We could debate at length the merits of bailing out major institutions, easily identifying the rights and wrongs of such an undertaking. But one thing is very clear – when financial institutions are saved and refuse to ‘pay it forward’ to the general public, resentment builds. It boils over to the point of demonstration, violence and anarchy.
Unfortunately what is lost in this debacle is a sense of camaraderie between shareholders, key stakeholders, and the American people. If, and it’s a big if, the banks, brokerage houses, and insurance companies (we can also include FNMA and FMCC in this group) respect the American people and the plight of their average customer, they have a bizarre way of displaying it. This is exemplified by outrageous fees charged by these companies as well as their arrogant public relations policies.

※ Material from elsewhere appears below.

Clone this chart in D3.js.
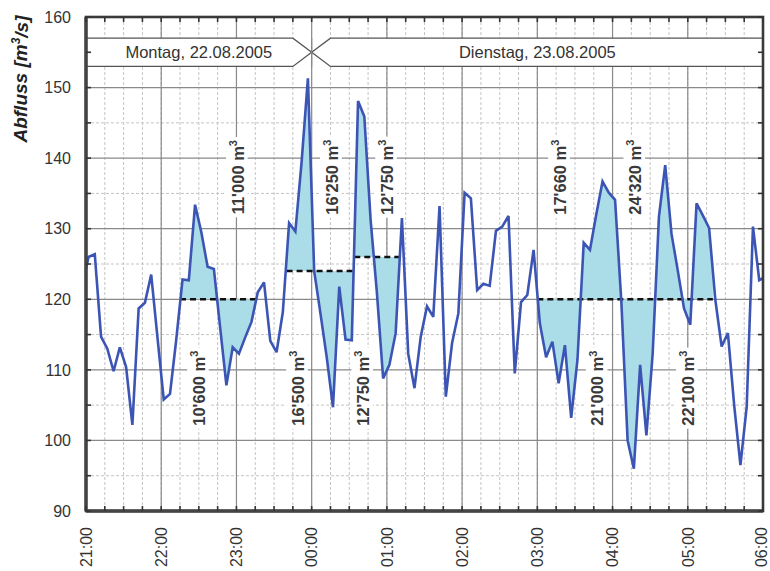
<!DOCTYPE html>
<html>
<head>
<meta charset="utf-8">
<script src="https://cdn.jsdelivr.net/npm/d3@7"></script>
<style>
  html, body { margin: 0; padding: 0; background: #fff; }
  svg { display: block; font-family: "Liberation Sans", Arial, sans-serif; }
</style>
</head>
<body>
<svg id="chart" width="770" height="571"></svg>
<script>
// Abfluss (m³/s), 5-minute values, night of 22./23.08.2005
const times = [
  "21:00","21:02","21:07","21:12","21:17","21:22","21:27","21:32","21:37","21:42","21:47","21:52","21:57",
  "22:02","22:07","22:12","22:17","22:22","22:27","22:32","22:37","22:42","22:47","22:52","22:57",
  "23:02","23:07","23:12","23:17","23:22","23:27","23:32","23:37","23:42","23:47","23:52","23:57",
  "00:02","00:07","00:12","00:17","00:22","00:27","00:32","00:37","00:42","00:47","00:52","00:57",
  "01:02","01:07","01:12","01:17","01:22","01:27","01:32","01:37","01:42","01:47","01:52","01:57",
  "02:02","02:07","02:12","02:17","02:22","02:27","02:32","02:37","02:42","02:47","02:52","02:57",
  "03:02","03:07","03:12","03:17","03:22","03:27","03:32","03:37","03:42","03:47","03:52","03:57",
  "04:02","04:07","04:12","04:17","04:22","04:27","04:32","04:37","04:42","04:47","04:52","04:57",
  "05:02","05:07","05:12","05:17","05:22","05:27","05:32","05:37","05:42","05:47","05:52","05:57","06:00"
];
const flow = [
  124.3,126.0,126.4,114.7,113.0,109.8,113.2,110.4,102.2,118.7,119.5,123.5,114.6,
  105.8,106.6,114.3,122.8,122.7,133.4,129.5,124.6,124.3,116.0,107.8,113.2,
  112.3,114.6,116.8,121.0,122.4,114.1,112.5,118.2,130.8,129.6,139.5,151.3,
  124.0,118.0,111.8,104.7,121.8,114.3,114.2,148.1,145.9,131.3,121.0,108.8,
  110.7,115.2,131.5,112.3,107.4,114.7,119.0,117.5,133.2,106.2,113.8,118.0,
  135.1,134.3,121.3,122.2,121.9,129.7,130.3,131.8,109.5,119.6,120.6,127.0,
  116.6,111.8,114.0,108.1,113.5,103.2,111.4,128.0,127.0,132.0,136.7,135.1,
  134.1,119.7,100.0,96.0,110.7,100.7,112.3,131.7,139.0,129.3,124.1,118.7,
  116.4,133.6,131.9,130.1,119.9,113.3,115.2,105.0,96.5,104.8,130.3,122.7,123.0
];

// Reference levels and the periods over which they apply
const levelStart = ["22:15","23:40","00:34","03:00"];
const levelEnd   = ["23:16","00:34","01:11","05:20"];
const levelValue = [120, 124, 126, 120];

// Volume annotations (above / below the reference level)
const volText = ["10'600","11'000","16'500","16'250","12'750","12'750","17'660","24'320","21'000","22'100"];
const volTime = ["22:30","23:01","23:49","00:16","00:41","01:00","03:18","04:18","03:48","05:00"];
const volRow  = ["low","high","low","high","low","high","high","high","low","low"];

// Day bands
const dayText  = ["Montag, 22.08.2005", "Dienstag, 23.08.2005"];
const dayStart = ["21:00", "00:00"];
const dayEnd   = ["00:00", "06:00"];

const yTicks = [90, 100, 110, 120, 130, 140, 150, 160];

// ---- helpers ----
const parseT = d3.timeParse("%Y-%m-%d %H:%M");
function toDate(hm) {
  const h = +hm.slice(0, 2);
  return parseT((h >= 12 ? "2005-08-22 " : "2005-08-23 ") + hm);
}
const data = times.map((t, i) => ({ t: toDate(t), v: flow[i] }));

const svg = d3.select("#chart");
const L = 86, R = 763, T = 17, B = 511;

const x = d3.scaleTime().domain([toDate("21:00"), toDate("06:00")]).range([L, R]);
const y = d3.scaleLinear().domain([90, 160]).range([B, T]);

svg.append("rect").attr("width", 770).attr("height", 571).attr("fill", "#fff");

// ---- grid ----
const grid = svg.append("g");
const minorX = x.ticks(d3.timeMinute.every(15));
const majorX = x.ticks(d3.timeHour.every(1));
const minorY = d3.range(95, 160, 10);

grid.selectAll(".mx").data(minorX).join("line")
  .attr("x1", d => x(d)).attr("x2", d => x(d)).attr("y1", T).attr("y2", B)
  .attr("stroke", "#c4c4c4").attr("stroke-width", 1).attr("stroke-dasharray", "3,2");
grid.selectAll(".my").data(minorY).join("line")
  .attr("x1", L).attr("x2", R).attr("y1", d => y(d)).attr("y2", d => y(d))
  .attr("stroke", "#c4c4c4").attr("stroke-width", 1).attr("stroke-dasharray", "3,2");
grid.selectAll(".Mx").data(majorX).join("line")
  .attr("x1", d => x(d)).attr("x2", d => x(d)).attr("y1", T).attr("y2", B)
  .attr("stroke", "#8a8a8a").attr("stroke-width", 1.2);
grid.selectAll(".My").data(yTicks).join("line")
  .attr("x1", L).attr("x2", R).attr("y1", d => y(d)).attr("y2", d => y(d))
  .attr("stroke", "#8a8a8a").attr("stroke-width", 1.2);

// ---- day bands ----
const bandTop = y(157), bandBot = y(153), bandMid = (bandTop + bandBot) / 2;
const bands = svg.append("g");
const tip = x(toDate("00:15")) - x(toDate("00:00"));
dayText.forEach((txt, i) => {
  const x0 = x(toDate(dayStart[i])), x1 = x(toDate(dayEnd[i]));
  const leftTip = i > 0, rightTip = i === 0;
  const pts = [];
  pts.push([leftTip ? x0 + tip : x0, bandTop]);
  pts.push([rightTip ? x1 - tip : x1, bandTop]);
  if (rightTip) pts.push([x1, bandMid]);
  pts.push([rightTip ? x1 - tip : x1, bandBot]);
  pts.push([leftTip ? x0 + tip : x0, bandBot]);
  if (leftTip) pts.push([x0, bandMid]);
  bands.append("polygon").attr("points", pts.map(p => p.join(",")).join(" "))
    .attr("fill", "#fff").attr("stroke", "none");
  // outline: top and bottom edges including the slanted ends
  const edge = d3.line();
  const top = [], bot = [];
  top.push([leftTip ? x0 + tip : x0, bandTop]); top.push([rightTip ? x1 - tip : x1, bandTop]);
  bot.push([leftTip ? x0 + tip : x0, bandBot]); bot.push([rightTip ? x1 - tip : x1, bandBot]);
  if (rightTip) { top.push([x1, bandMid]); bot.push([x1, bandMid]); }
  if (leftTip) { top.unshift([x0, bandMid]); bot.unshift([x0, bandMid]); }
  [top, bot].forEach(p => bands.append("path").attr("d", edge(p))
    .attr("fill", "none").attr("stroke", "#555").attr("stroke-width", 1.3));
  bands.append("text").attr("x", (x0 + x1) / 2).attr("y", bandMid).attr("dy", "0.36em")
    .attr("text-anchor", "middle").attr("font-size", 16.5).attr("fill", "#333").text(txt);
});
// extend the midnight grid line through the crossing
bands.append("line").attr("x1", x(toDate("00:00"))).attr("x2", x(toDate("00:00")))
  .attr("y1", bandTop).attr("y2", bandBot).attr("stroke", "#8a8a8a").attr("stroke-width", 1.2);

// ---- shaded volumes between flow and reference level ----
const defs = svg.append("defs");
const fills = svg.append("g");
levelValue.forEach((lv, i) => {
  const xs = x(toDate(levelStart[i])), xe = x(toDate(levelEnd[i]));
  defs.append("clipPath").attr("id", "clip" + i)
    .append("rect").attr("x", xs).attr("y", T).attr("width", xe - xs).attr("height", B - T);
  fills.append("path").datum(data)
    .attr("clip-path", `url(#clip${i})`)
    .attr("d", d3.area().x(d => x(d.t)).y0(y(lv)).y1(d => y(d.v)))
    .attr("fill", "#abdde9");
});

// ---- volume labels ----
const labels = svg.append("g");
volText.forEach((txt, i) => {
  const cx = x(toDate(volTime[i]));
  const cy = y(volRow[i] === "high" ? 137.3 : 107.4);
  const g = labels.append("g").attr("transform", `translate(${cx},${cy}) rotate(-90)`);
  const bg = g.append("rect").attr("fill", "#fff");
  const t = g.append("text").attr("text-anchor", "middle").attr("dy", "0.36em")
    .attr("font-size", 16.5).attr("font-weight", "bold").attr("fill", "#3a3a3a");
  t.append("tspan").text(txt + " m");
  t.append("tspan").attr("font-size", 11).attr("dy", "-0.6em").text("3");
  const bb = t.node().getBBox();
  bg.attr("x", bb.x - 3).attr("y", bb.y - 1).attr("width", bb.width + 6).attr("height", bb.height + 2);
});

// ---- reference level lines ----
levelValue.forEach((lv, i) => {
  svg.append("line")
    .attr("x1", x(toDate(levelStart[i]))).attr("x2", x(toDate(levelEnd[i])))
    .attr("y1", y(lv)).attr("y2", y(lv))
    .attr("stroke", "#111").attr("stroke-width", 2.6).attr("stroke-dasharray", "6,4");
});

// ---- flow line ----
svg.append("path").datum(data)
  .attr("d", d3.line().x(d => x(d.t)).y(d => y(d.v)))
  .attr("fill", "none").attr("stroke", "#3c55b4").attr("stroke-width", 2.6)
  .attr("stroke-linejoin", "miter").attr("stroke-miterlimit", 3);

// ---- frame and ticks ----
const frame = svg.append("g");
frame.append("rect").attr("x", L).attr("y", T).attr("width", R - L).attr("height", B - T)
  .attr("fill", "none").attr("stroke", "#3a3a3a").attr("stroke-width", 2.6);
frame.append("line").attr("x1", L).attr("x2", L).attr("y1", T).attr("y2", B)
  .attr("stroke", "#444").attr("stroke-width", 3.4);
frame.append("line").attr("x1", L).attr("x2", R).attr("y1", B).attr("y2", B)
  .attr("stroke", "#444").attr("stroke-width", 3.4);
const tk = 5;
frame.selectAll(".tb").data(minorX).join("line")
  .attr("x1", d => x(d)).attr("x2", d => x(d)).attr("y1", B).attr("y2", B - tk)
  .attr("stroke", "#333").attr("stroke-width", 1.6);
frame.selectAll(".tt").data(minorX).join("line")
  .attr("x1", d => x(d)).attr("x2", d => x(d)).attr("y1", T).attr("y2", T + tk)
  .attr("stroke", "#333").attr("stroke-width", 1.6);
const allY = d3.range(90, 161, 5);
frame.selectAll(".tl").data(allY).join("line")
  .attr("x1", L).attr("x2", L + tk).attr("y1", d => y(d)).attr("y2", d => y(d))
  .attr("stroke", "#333").attr("stroke-width", 1.6);
frame.selectAll(".tr").data(allY).join("line")
  .attr("x1", R).attr("x2", R - tk).attr("y1", d => y(d)).attr("y2", d => y(d))
  .attr("stroke", "#333").attr("stroke-width", 1.6);

// ---- axis labels ----
svg.append("g").selectAll("text").data(yTicks).join("text")
  .attr("x", 71).attr("y", d => y(d)).attr("dy", "0.36em").attr("text-anchor", "end")
  .attr("font-size", 16).attr("fill", "#333").text(d => d);

const fmt = d3.timeFormat("%H:%M");
svg.append("g").selectAll("text").data(majorX).join("text")
  .attr("transform", (d, i) => `translate(${Math.min(x(d), 761)},527) rotate(-90)`)
  .attr("dy", "0.36em").attr("text-anchor", "end")
  .attr("font-size", 16).attr("fill", "#333").text(d => fmt(d));

const title = svg.append("text")
  .attr("transform", "translate(20,79) rotate(-90)")
  .attr("dy", "0.36em").attr("text-anchor", "middle")
  .attr("font-size", 19).attr("font-weight", "bold").attr("font-style", "italic").attr("fill", "#222");
title.append("tspan").text("Abfluss [m");
title.append("tspan").attr("font-size", 12).attr("dy", "-0.6em").text("3");
title.append("tspan").attr("dy", "0.42em").text("/s]");
</script>
</body>
</html>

Prior to bailout, certain steps should have been taken by our leaders in government. First, internal investigations of corporate compensation and share distribution needed to be reviewed. Agreements should have been made on executive pay. Additionally, as part of TARP, recipient organizations should have agreed not to lay-off employees. Granted, economies of scale are paramount in a business, but financial institutions should not have been allowed to have their cake and eat it as well. The federal government needed to ensure the safety of employees within the walls of these companies. Let the shareholders go after the fat cat executives who put these institutions in their flailing position in the first place if they wanted to cut compensation costs.
These two proposals could have easily reduced the tension of the general public.
Of course, neither one of these actions happened.
Instead, the banks simply began to conduct business as usual. Executive pay is back in the spot light and tens of thousands of hard working middle class Americans will be out of work.
What’s the lesson? In a capitalistic economy, bailouts simply grant a free pass to those more than willing to utilize the system to their advantage.
Ungrateful -absolutely. But then again, no good deed goes unpunished.